Michael Clements lauded champion jockey Manoel Nunes for his hard graft in Siam Royal Orchid’s workmanlike win on Saturday.
To the trainer, another jockey may not have produced the same result in the $50,000 Class 4 Division 2 race over the Polytrack 1,200m.
The Brazilian certainly earned every cent of his riding fee aboard the Shamus Award six-year-old right from barrier rise.
Plotting a wide course, he had Siam Royal Orchid off the bridle for most of the journey.
However, the gelding showed no let-up, even quickening inside the last 200m to post an impressive 1/2-length victory over last-start Class 5 winner King Zoustar (A’Isisuhairi Kasim).
Clements, who now races the former Thai-owned gelding himself, said past experience was key to Nunes’ unorthodox but effective ride.
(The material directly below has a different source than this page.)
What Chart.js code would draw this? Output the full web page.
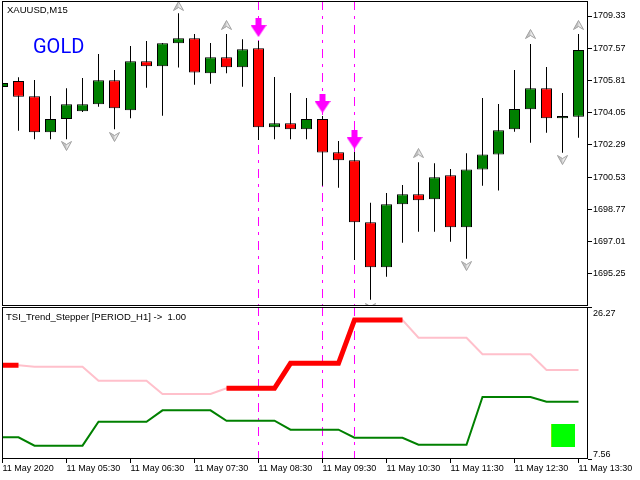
<!DOCTYPE html>
<html>
<head>
<meta charset="utf-8">
<script src="https://cdn.jsdelivr.net/npm/chart.js@4.4.1/dist/chart.umd.min.js"></script>
<style>
  html, body { margin: 0; padding: 0; background: #ffffff; }
  #wrap { position: relative; width: 640px; height: 480px; overflow: hidden; }
  #c1 { position: absolute; left: 0; top: 0; }
  #c2 { position: absolute; left: 0; top: 307px; }
</style>
</head>
<body>
<div id="wrap">
  <canvas id="c1" width="640" height="307"></canvas>
  <canvas id="c2" width="640" height="173"></canvas>
</div>
<script>
// ---------------- DATA ----------------
const symbolTitle = 'XAUUSD,M15';
const bannerText = 'GOLD';
const indicatorTitle = 'TSI_Trend_Stepper [PERIOD_H1] ->  1.00';

// candle index 0..36 (M15 bars, 04:30 .. 13:30)
const openP  = [1705.45,1705.78,1704.94,1702.98,1703.70,1704.12,1704.51,1705.82,1704.18,1706.86,
                1706.58,1707.84,1708.11,1706.20,1707.07,1706.53,1707.57,1703.25,1703.47,1703.14,
                1703.70,1701.88,1701.45,1698.06,1695.60,1699.04,1699.59,1699.32,1700.63,1697.79,
                1700.95,1701.77,1703.14,1704.23,1705.38,1703.74,1703.83];
const highP  = [1705.78,1705.98,1705.83,1704.96,1705.38,1705.94,1707.25,1706.38,1707.69,1707.96,
                1707.85,1709.48,1708.35,1707.86,1708.35,1708.06,1707.96,1706.00,1705.12,1704.85,
                1703.87,1702.50,1701.90,1699.13,1699.66,1700.10,1701.34,1701.28,1700.97,1701.83,
                1704.85,1704.52,1706.38,1707.80,1706.54,1705.12,1708.35];
const lowP   = [1705.34,1703.06,1702.59,1702.59,1702.59,1704.08,1704.37,1703.14,1703.74,1705.41,
                1703.88,1706.51,1705.58,1705.63,1706.20,1705.47,1702.56,1702.59,1702.59,1702.59,
                1700.06,1699.95,1696.00,1693.83,1695.09,1696.94,1697.54,1697.54,1697.00,1696.07,
                1700.06,1699.79,1703.01,1702.41,1702.95,1701.86,1702.68];
const closeP = [1705.67,1704.92,1702.98,1703.70,1704.51,1704.51,1705.82,1704.29,1706.86,1706.58,
                1707.84,1708.11,1706.25,1707.07,1706.53,1707.51,1703.25,1703.47,1703.14,1703.70,
                1701.87,1701.45,1698.06,1695.60,1699.04,1699.59,1699.26,1700.52,1697.79,1700.95,
                1701.77,1703.09,1704.25,1705.38,1703.74,1703.87,1707.47];

// grey fractal arrows
const upArrowIdx   = [11, 14, 26, 33, 36];
const upArrowVal   = [1709.88, 1708.84, 1701.84, 1708.35, 1708.84];
const downArrowIdx = [4, 7, 23, 29, 35];
const downArrowVal = [1702.23, 1702.72, 1693.38, 1695.67, 1701.46];

// magenta sell signals (arrows + vertical dash-dot lines)
const signalIdx = [16, 20, 22];
const signalVal = [1708.70, 1704.55, 1702.58];

// price axis ticks
const priceTicks = [1709.33, 1707.57, 1705.81, 1704.05, 1702.29, 1700.53, 1698.77, 1697.01, 1695.25];

// indicator window
const upperLine = [19.09,19.09,18.92,18.92,18.92,18.92,17.20,17.20,17.20,17.20,
                   15.56,15.56,15.56,15.56,16.26,16.26,16.26,16.26,19.34,19.34,
                   19.34,19.34,24.67,24.67,24.67,24.67,22.49,22.49,22.49,22.49,
                   20.45,20.45,20.45,20.45,18.52,18.52,18.52];
const upperActive = [19.09,19.09,null,null,null,null,null,null,null,null,
                     null,null,null,null,16.26,16.26,16.26,16.26,19.34,19.34,
                     19.34,19.34,24.67,24.67,24.67,24.67,null,null,null,null,
                     null,null,null,null,null,null,null];
const lowerLine = [10.23,10.23,9.20,9.20,9.20,9.20,12.15,12.15,12.15,12.15,
                   13.55,13.55,13.55,13.55,12.27,12.27,12.27,12.27,11.17,11.17,
                   11.17,11.17,10.18,10.18,10.18,10.18,9.32,9.32,9.32,9.32,
                   15.19,15.19,15.19,15.19,14.61,14.61,14.61];
const statusIdx = [35];
const statusVal = [10.48];
const subMax = 26.27;
const subMin = 7.56;

// time axis
const timeTickIdx = [0, 4, 8, 12, 16, 20, 24, 28, 32, 36];
const timeLabels = ['11 May 2020','11 May 05:30','11 May 06:30','11 May 07:30','11 May 08:30',
                    '11 May 09:30','11 May 10:30','11 May 11:30','11 May 12:30','11 May 13:30'];

// ---------------- STYLE / LAYOUT ----------------
const FONT = '"Liberation Sans", Arial, sans-serif';
const FS = 9;
const xMin = -0.03125, xMax = 36.59375;
const yMin = 1693.486, yMax = 1710.150;
const GREEN = '#008000', RED = '#FF0000', MAGENTA = '#FF00FF';

function makeGreyArrow(up) {
  const c = document.createElement('canvas');
  c.width = 11; c.height = 10;
  const g = c.getContext('2d');
  if (!up) { g.translate(0, 10); g.scale(1, -1); }
  g.beginPath();
  g.moveTo(5.5, 0.5); g.lineTo(10.5, 9.5); g.lineTo(5.5, 6.5); g.lineTo(0.5, 9.5); g.closePath();
  g.fillStyle = '#ececec'; g.fill();
  g.beginPath();
  g.moveTo(5.5, 0.5); g.lineTo(5.5, 6.5); g.lineTo(0.5, 9.5); g.closePath();
  g.fillStyle = '#c4c4c4'; g.fill();
  g.beginPath();
  g.moveTo(5.5, 0.5); g.lineTo(10.5, 9.5); g.lineTo(5.5, 6.5); g.lineTo(0.5, 9.5); g.closePath();
  g.strokeStyle = '#a0a0a0'; g.lineWidth = 1; g.stroke();
  return c;
}
function makeMagentaArrow() {
  const c = document.createElement('canvas');
  c.width = 16; c.height = 19;
  const g = c.getContext('2d');
  g.fillStyle = MAGENTA;
  g.fillRect(5, 0, 6, 9);
  g.beginPath(); g.moveTo(0, 7); g.lineTo(16, 7); g.lineTo(8, 19); g.closePath(); g.fill();
  return c;
}
function makeStatusBox() {
  const c = document.createElement('canvas');
  c.width = 24; c.height = 23;
  const g = c.getContext('2d');
  g.fillStyle = '#00FF00'; g.fillRect(0, 0, 24, 23);
  g.fillStyle = '#E0E000'; g.fillRect(0, 0, 1, 23);
  return c;
}

const framePlugin = {
  id: 'frame',
  beforeDatasetsDraw(chart) {
    const ctx = chart.ctx, a = chart.chartArea, xs = chart.scales.x;
    ctx.save();
    ctx.strokeStyle = MAGENTA; ctx.lineWidth = 1; ctx.setLineDash([9, 6, 3, 6]);
    signalIdx.forEach(i => {
      const x = Math.floor(xs.getPixelForValue(i)) + 0.5;
      ctx.beginPath(); ctx.moveTo(x, a.top); ctx.lineTo(x, a.bottom); ctx.stroke();
    });
    ctx.restore();
  },
  afterDraw(chart) {
    const ctx = chart.ctx, a = chart.chartArea;
    ctx.save();
    ctx.strokeStyle = '#000'; ctx.lineWidth = 1;
    ctx.strokeRect(a.left + 0.5, a.top + 0.5, a.right - a.left - 1, a.bottom - a.top - 1);
    ctx.restore();
  }
};

const mainText = {
  id: 'mainText',
  afterDraw(chart) {
    const ctx = chart.ctx;
    ctx.save();
    ctx.fillStyle = '#000'; ctx.font = '9.5px ' + FONT; ctx.textBaseline = 'alphabetic';
    ctx.fillText(symbolTitle, 7, 13);
    ctx.fillStyle = '#0000FF'; ctx.font = '20px Roboto, "Liberation Sans", sans-serif';
    ctx.fillText(bannerText, 33, 53);
    ctx.restore();
  }
};

const subText = {
  id: 'subText',
  afterDraw(chart) {
    const ctx = chart.ctx;
    ctx.save();
    ctx.fillStyle = '#000'; ctx.textBaseline = 'alphabetic';
    ctx.font = '9.5px ' + FONT;
    ctx.fillText(indicatorTitle, 6, 13);
    ctx.font = FS + 'px ' + FONT;
    ctx.fillText(subMax.toFixed(2), 593, 9);
    ctx.fillText(subMin.toFixed(2), 593, 150);
    ctx.restore();
  }
};

const idx = openP.map((_, i) => i);
const bodyColors = idx.map(i => closeP[i] >= openP[i] ? GREEN : RED);

new Chart(document.getElementById('c1'), {
  type: 'bar',
  data: {
    datasets: [
      { type: 'line', label: 'signal', data: signalIdx.map((k, i) => ({ x: k, y: signalVal[i] })),
        showLine: false, pointStyle: makeMagentaArrow(), pointRadius: 8, order: 0 },
      { type: 'line', label: 'up', data: upArrowIdx.map((k, i) => ({ x: k, y: upArrowVal[i] })),
        showLine: false, pointStyle: makeGreyArrow(true), pointRadius: 6, order: 1 },
      { type: 'line', label: 'down', data: downArrowIdx.map((k, i) => ({ x: k, y: downArrowVal[i] })),
        showLine: false, pointStyle: makeGreyArrow(false), pointRadius: 6, order: 2 },
      { label: 'body', data: idx.map(i => ({ x: i, y: [openP[i], closeP[i]] })),
        backgroundColor: bodyColors, borderColor: '#000', borderWidth: 1, borderSkipped: false,
        grouped: false, maxBarThickness: 11, barPercentage: 1, categoryPercentage: 1,
        inflateAmount: 0, order: 3 },
      { label: 'wick', data: idx.map(i => ({ x: i, y: [lowP[i], highP[i]] })),
        backgroundColor: '#000', borderWidth: 0, grouped: false, maxBarThickness: 1,
        barPercentage: 1, categoryPercentage: 1, inflateAmount: 0, order: 4 }
    ]
  },
  options: {
    responsive: false, animation: false, devicePixelRatio: 1,
    layout: { autoPadding: false, padding: { left: 2, top: 1, right: 0, bottom: 1 } },
    plugins: { legend: { display: false }, tooltip: { enabled: false } },
    scales: {
      x: { type: 'linear', min: xMin, max: xMax, offset: false, display: false },
      y: {
        position: 'right', min: yMin, max: yMax,
        afterFit(s) { s.width = 52; s.paddingTop = 0; s.paddingBottom = 0; },
        afterBuildTicks(s) { s.ticks = priceTicks.map(v => ({ value: v })); },
        ticks: { autoSkip: false, padding: 1, color: '#000', font: { family: FONT, size: FS },
                 callback: v => Number(v).toFixed(2) },
        grid: { drawOnChartArea: false, drawTicks: true, tickLength: 4, color: '#000' },
        border: { display: false }
      }
    }
  },
  plugins: [framePlugin, mainText]
});

new Chart(document.getElementById('c2'), {
  type: 'line',
  data: {
    datasets: [
      { label: 'status', data: statusIdx.map((k, i) => ({ x: k, y: statusVal[i] })),
        showLine: false, pointStyle: makeStatusBox(), pointRadius: 12, order: 0 },
      { label: 'active', data: idx.map(i => ({ x: i, y: upperActive[i] })),
        borderColor: RED, borderWidth: 5, pointRadius: 0, spanGaps: false, tension: 0, order: 1 },
      { label: 'upper', data: idx.map(i => ({ x: i, y: upperLine[i] })),
        borderColor: '#FFC0CB', borderWidth: 2, pointRadius: 0, tension: 0, order: 2 },
      { label: 'lower', data: idx.map(i => ({ x: i, y: lowerLine[i] })),
        borderColor: GREEN, borderWidth: 2, pointRadius: 0, tension: 0, order: 3 }
    ]
  },
  options: {
    responsive: false, animation: false, devicePixelRatio: 1,
    layout: { autoPadding: false, padding: { left: 2, top: 0, right: 0, bottom: 0 } },
    plugins: { legend: { display: false }, tooltip: { enabled: false } },
    scales: {
      x: {
        type: 'linear', position: 'bottom', min: xMin, max: xMax, offset: false,
        afterFit(s) { s.height = 21; s.paddingLeft = 0; s.paddingRight = 0; },
        afterBuildTicks(s) { s.ticks = timeTickIdx.map(v => ({ value: v })); },
        ticks: { autoSkip: false, maxRotation: 0, minRotation: 0, align: 'start', padding: 1,
                 color: '#000', font: { family: FONT, size: FS, lineHeight: 1 },
                 callback: (v, i) => timeLabels[i] },
        grid: { drawOnChartArea: false, drawTicks: true, tickLength: 4, color: '#000' },
        border: { display: false }
      },
      y: {
        position: 'right', min: subMin, max: subMax,
        afterFit(s) { s.width = 52; s.paddingTop = 0; s.paddingBottom = 0; },
        afterBuildTicks(s) { s.ticks = [{ value: subMin }, { value: subMax }]; },
        ticks: { display: false },
        grid: { drawOnChartArea: false, drawTicks: true, tickLength: 4, color: '#000' },
        border: { display: false }
      }
    }
  },
  plugins: [framePlugin, subText]
});
</script>
</body>
</html>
“Nunes sat on him twice before and got to know him better,” said the Zimbabwe-born Singaporean, in reference to Siam Royal Orchid’s last two starts for a second and a third, both to Big Tiger.
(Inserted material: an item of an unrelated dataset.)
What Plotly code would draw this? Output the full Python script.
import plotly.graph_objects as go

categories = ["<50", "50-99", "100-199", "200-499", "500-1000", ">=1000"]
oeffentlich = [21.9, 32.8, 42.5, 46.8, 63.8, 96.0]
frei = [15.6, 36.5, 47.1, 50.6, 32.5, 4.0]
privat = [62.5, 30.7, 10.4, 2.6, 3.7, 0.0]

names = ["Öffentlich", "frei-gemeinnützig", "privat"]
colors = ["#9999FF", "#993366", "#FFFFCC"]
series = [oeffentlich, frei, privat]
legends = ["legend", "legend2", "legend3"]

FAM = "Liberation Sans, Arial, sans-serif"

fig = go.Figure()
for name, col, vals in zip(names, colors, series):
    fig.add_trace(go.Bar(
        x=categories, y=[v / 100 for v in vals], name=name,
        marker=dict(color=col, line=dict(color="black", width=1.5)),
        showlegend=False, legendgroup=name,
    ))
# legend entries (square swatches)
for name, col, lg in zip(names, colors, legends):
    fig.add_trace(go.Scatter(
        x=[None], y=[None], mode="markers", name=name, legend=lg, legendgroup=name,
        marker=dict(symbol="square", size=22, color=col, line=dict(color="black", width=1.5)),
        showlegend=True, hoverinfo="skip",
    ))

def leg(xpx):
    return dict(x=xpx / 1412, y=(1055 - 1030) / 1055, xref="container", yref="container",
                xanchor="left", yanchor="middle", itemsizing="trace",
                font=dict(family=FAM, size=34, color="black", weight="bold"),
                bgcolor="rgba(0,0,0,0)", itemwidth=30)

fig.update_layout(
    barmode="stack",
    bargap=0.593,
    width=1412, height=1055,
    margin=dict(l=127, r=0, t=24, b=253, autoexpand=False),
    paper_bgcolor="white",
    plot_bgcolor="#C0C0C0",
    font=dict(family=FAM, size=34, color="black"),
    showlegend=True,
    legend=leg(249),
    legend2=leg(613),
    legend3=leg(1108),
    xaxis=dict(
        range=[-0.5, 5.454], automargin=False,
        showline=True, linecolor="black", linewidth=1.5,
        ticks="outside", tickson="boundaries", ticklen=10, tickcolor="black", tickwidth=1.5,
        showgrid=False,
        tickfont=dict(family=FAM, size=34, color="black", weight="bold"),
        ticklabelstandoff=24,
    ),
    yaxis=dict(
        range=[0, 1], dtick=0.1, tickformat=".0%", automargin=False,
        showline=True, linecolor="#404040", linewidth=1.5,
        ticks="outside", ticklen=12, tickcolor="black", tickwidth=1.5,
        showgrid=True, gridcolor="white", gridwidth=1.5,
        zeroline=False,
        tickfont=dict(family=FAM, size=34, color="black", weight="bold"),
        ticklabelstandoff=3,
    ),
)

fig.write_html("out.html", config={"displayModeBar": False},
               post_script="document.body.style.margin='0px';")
“He rode a fantastic race. I was just telling my assistant trainer Michael White this morning it was the rider who won the race.
“This horse is lazy, both in training and in his races. But Nunes was on his case right from the get-go.
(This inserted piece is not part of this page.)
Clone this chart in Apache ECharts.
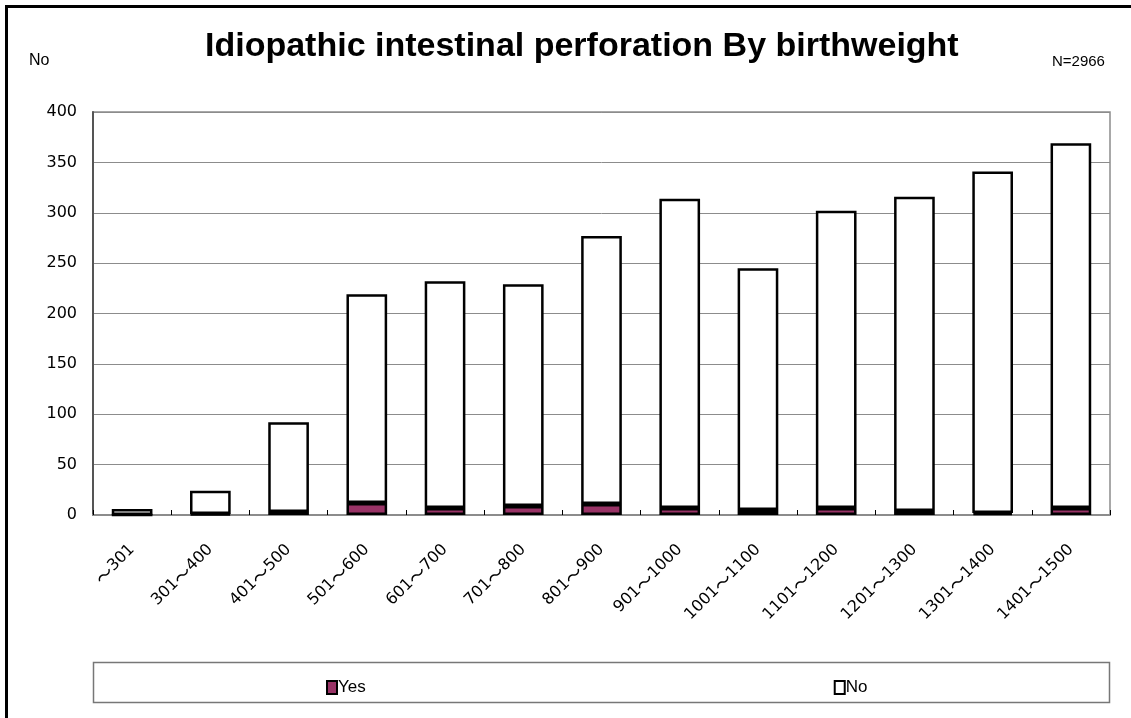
<!DOCTYPE html>
<html>
<head>
<meta charset="utf-8">
<script src="https://cdn.jsdelivr.net/npm/echarts@6/dist/echarts.min.js"></script>
<style>
  html, body { margin: 0; padding: 0; background: #fff; }
  #chart { width: 1131px; height: 718px; }
</style>
</head>
<body>
<div id="chart"></div>
<script>
// Birthweight groups (g)
const categories = ['～301', '301～400', '401～500', '501～600', '601～700', '701～800', '801～900',
  '901～1000', '1001～1100', '1101～1200', '1201～1300', '1301～1400', '1401～1500'];
// Infants with idiopathic intestinal perforation
const yesValues = [0, 1, 3, 12, 7, 9, 11, 7, 5, 7, 4, 2, 7];
// Infants without it
const noValues = [6, 23, 89, 207, 225, 220, 266, 307, 240, 295, 312, 339, 362];
const yTicks = { min: 0, max: 400, interval: 50 };
const titleText = 'Idiopathic intestinal perforation By birthweight';
const totalText = 'N=2966';
const yAxisTitle = 'No';

const chart = echarts.init(document.getElementById('chart'), null, { renderer: 'canvas' });

const labelFont = '"DejaVu Sans", sans-serif';
const cjkFont = '"Noto Sans CJK JP", sans-serif';

// split the range labels so the wave dash is set in a CJK face
function rangeLabel(v) {
  const parts = v.split('～');
  return (parts[0] ? '{d|' + parts[0] + '}' : '') + '{t|～}' + '{d|' + parts[1] + '}';
}

chart.setOption({
  backgroundColor: '#ffffff',
  animation: false,
  title: {
    text: titleText,
    left: 200,
    top: 25,
    textStyle: { fontFamily: '"Liberation Sans", sans-serif', fontWeight: 'bold', fontSize: 34, color: '#000' }
  },
  grid: {
    left: 93, right: 21, top: 112, bottom: 203,
    show: true, borderColor: '#8c8c8c', borderWidth: 1.5, backgroundColor: 'transparent'
  },
  legend: {
    data: ['Yes', 'No'],
    left: 321,
    top: 674,
    itemGap: 468,
    itemWidth: 10,
    itemHeight: 13,
    icon: 'rect',
    textStyle: { fontFamily: '"Liberation Sans", sans-serif', fontSize: 17, color: '#000', padding: [0, 0, 0, -4] }
  },
  graphic: [
    { type: 'line', shape: { x1: 6.5, y1: 5, x2: 6.5, y2: 718 }, style: { stroke: '#000', lineWidth: 3 } },
    { type: 'line', shape: { x1: 5, y1: 6.5, x2: 1131, y2: 6.5 }, style: { stroke: '#000', lineWidth: 3 } },
    { type: 'rect', shape: { x: 93.5, y: 662.5, width: 1016, height: 40 }, style: { fill: 'none', stroke: '#777', lineWidth: 1.5 }, z: -1 },
    { type: 'text', left: 29, top: 53, style: { text: yAxisTitle, fontSize: 16, fontFamily: 'Liberation Sans', fill: '#000' } },
    { type: 'text', left: 1052, top: 54, style: { text: totalText, fontSize: 15, fontFamily: 'Liberation Sans', fill: '#000' } }
  ],
  xAxis: {
    type: 'category',
    data: categories,
    axisLine: { lineStyle: { color: '#8c8c8c', width: 2 } },
    axisTick: { show: true, inside: true, length: 5, lineStyle: { color: '#000', width: 1 } },
    axisLabel: {
      rotate: 45, color: '#000', margin: 32, interval: 0,
      formatter: rangeLabel,
      rich: {
        d: { fontFamily: labelFont, fontSize: 16, color: '#000' },
        t: { fontFamily: cjkFont, fontSize: 18, color: '#000' }
      }
    }
  },
  yAxis: {
    type: 'value',
    min: yTicks.min, max: yTicks.max, interval: yTicks.interval,
    axisLine: { show: true, lineStyle: { color: '#555', width: 2 } },
    axisTick: { show: false },
    splitLine: { lineStyle: { color: '#8c8c8c', width: 1 } },
    axisLabel: { fontFamily: labelFont, fontSize: 16, color: '#000', margin: 16 }
  },
  series: [
    {
      name: 'Yes', type: 'bar', stack: 'total', barWidth: '52%',
      data: yesValues,
      itemStyle: { color: '#993366', borderColor: '#000', borderWidth: 2.5 }
    },
    {
      name: 'No', type: 'bar', stack: 'total', barWidth: '52%',
      data: noValues,
      itemStyle: { color: '#ffffff', borderColor: '#000', borderWidth: 2.5 }
    }
  ]
});
</script>
</body>
</html>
“Without going crazy, he rode him along the whole way to get some momentum. He had to come a bit wide, but he had a strong momentum and he kept him going.
“When a jockey rides this way, the result is usually not so good, but they finished strongly.
“Having a bit of knowledge of the horse did help Nunes get the best out of him.”
It was Siam Royal Orchid’s first win after more than a year and fifth in 29 starts. All his victories were over the Poly 1,200m.
Clements knows he may not bloom much more.
“He is more in his element at the top of Class 4. We’ll just run him where he is comfortable,” he said.
“He is getting on a bit, but he’s a very sound horse. He seems to also prefer the Polytrack.”
Nunes may have contributed only one of his wins, but the kick he got out of it – the second leg of yet another four-timer – was well worth the hard work put in.
“He’s such a big horse, and is not easy to ride. You have to ride him all the way through,” said the three-time Singapore champion and this season’s runaway leader.
“I’m very pleased to get the results, as I knew the horse better after two rides, and I knew I had to get busy with him from the start.
“ It was hard work and the rain didn’t help, but I’m fit now.
“I was actually happy when I saw the draw in barrier No. 5 even though it was not a big field. I was worried I cannot take him out if he misses the start.”
More combinations will certainly be afoot for Clements and Nunes. But not in Saturday’s $1 million Group 1 Kranji Mile (1,600m).
Clements is fielding a quartet – Heartening Flyer, Spirit Of Big Bang, Top Knight and Trumpy, but Nunes is riding Katak for Ricardo Le Grange.
He has booked Louis-Philippe Beuzelin, Shafrizal Saleh, Benny Woodworth and apprentice jockey Hakim Kamaruddin on Spirit Of Big Bang, Heartening Flyer, Top Knight and Trumpy respectively.
The big-race trainer is, for once, not in charge of any leading fancy in the much-awaited first feature race of the year, but stays upbeat.
If he had to single out a “smokie”, he was inclined to pick Heartening Flyer, despite the Excelebration five-year-old’s patchy recent form.
“The weight-for-age conditions work against my three horses. It won’t be easy for them, but they will all enjoy getting over the distance,” he said.
“Heartening Flyer didn’t run well at his last start. He’s not the soundest horse around, and we’ve tried to cut the corners to turn him around.
“We’ve always believed he was up to Group 1 level, but he hasn’t had the right opportunities. To me, he’s the dark horse in the race if things come right on the day.
“Hard Too Think had a good run at his last start, the Lim’s horses (Lim’s Lightning and Lim’s Kosciuszko) seemed better this week. But I think Hard Too Think will be the horse to beat.”